“Midas Has Donkey Ears,” Whistleblowers and Wikileaks

Gold Coin of Modern Kazakhstan

You’ve heard of King Midas of the “Golden Touch,” monarch of ancient Phrygia (See theoi.com’s Midas entry for classical Greek and Roman sources.)

Probably you’ve heard Nathaniel Hawthorne’s version, which makes Midas into a moralistic fable about gold-greed and appreciating the simple things in life. Hawthorne supplies King Midas with a daughter to drive the lesson home: turning her to gold by accident is the climax of the tale, proving to the king that his love of gold is a curse. In most versions of the story, ancient and modern, he comes to regret the gift, and is instructed to bathe himself in a river to wash away the curse. This river is Patoclus in ancient Phrygia (modern Turkey), whose waters were famous for their gold dust. The tale of the Golden Touch was thus originally aetiological: not a parable about avarice, but a myth that arose to explain a natural phenomenon. (Greek: αἰτία = “cause”).

However, that is not the end of the tale of King Midas. He has a peculiar characteristic: the ears of an ass! Sarah Morris (“Midas as Mule,” APA 2004) showed that these “ass’ ears” go back to Bronze Age depictions of royalty in the region, which must have puzzled later Greeks: hence a myth, another aetiological myth, to explain them away. Early myths say he had satyr’s blood (due to his close association with Pan, often considered to come from that part of the world), but later sources bring Midas into the mythical musical contest between Apollo and another satyr, Marsyas. Midas draws Apollo’s wrath by judging in Marsyas’ favor, and Apollo gives Midas donkey ears as commentary and punishment.

I can find no older version of the musical contest than the Roman poet Ovid (Metamorphosis 11), but it sounds classical enough. I think Ovid may have supplied the tale of Midas’ barber. The barber, as much as the Golden Touch, has passed into fable and reappeared in local folktales around the world (notably in several Celtic variants.)

But I’m getting distracted by sources, when the story is my point. Ovid tells it thus. Mortified by his humiliating ears, Midas hides them under a Phrygian cap. The only one who knows of them is sworn to secrecy: his barber. But the poor man is fit to burst with his secret. Finally, the barber goes to a remote riverbank, digs a hole, whispers, “MIDAS HAS DONKEY EARS!” into the hole, buries it and runs away. Unfortunately the river’s reeds pick up the secret and whisper, whisper, whisper it until the whole country hears about it. (Another very common folklore motif: the reed or tree that takes in the “secret” and betrays it as a harp, pipe, or other instrument).

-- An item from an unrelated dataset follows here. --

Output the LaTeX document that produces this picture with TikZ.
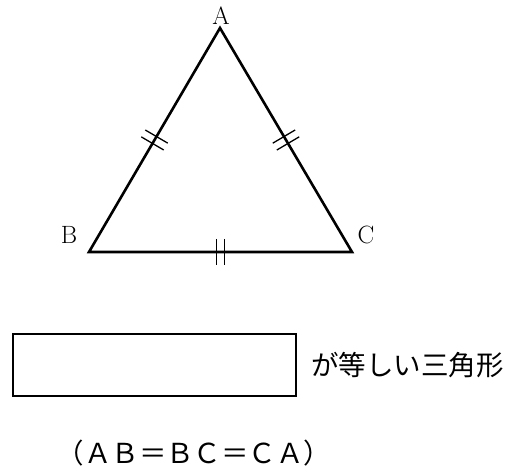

Ovid’s tale ends there. I had heard one further elaboration which I cannot track down— it’s amazing how these old myths keep getting pieces tacked on, as different listeners or bards wonder, “but what about…?” In this case, what happened to the barber? As I heard it, Midas was going to kill the man but relented, realizing his foolish secret was not worth a man’s life. At that point, the gods felt Midas had learned his lesson (once again) and restored his human ears.

Midas’ tale has a great deal of poignancy for me in my own life: I have strong barber tendencies, and do not always choose my riverbank carefully. Also, I am minded of how it plays out again in the real world. No wonder the barber’s story has been picked up by Chaucer, Mary Shelley, and many others! We have whistleblowers who call kings to account. We have leaks and secret-spillings that are not so nobly motivated, done for personal gain or (like the barber) simply because someone cannot keep quiet. We have Wikileaks, which seems to be a shrine to Midas’ barber, considering it a right and obligation to tell the secrets maintained under the hats of the great.

Sometimes the secret is mere donkey ears, and betraying it is simply a matter of betrayal, broken trust.  Sometimes the secret may cause great harm by being kept. Sometimes it will do great harm when the reeds get wind of it. The barber seldom has the full facts or judgment to know which kind of secret it is.

“Midas has donkey ears!” We are all barbers with secrets to keep, and the web is a mighty large stand of reeds.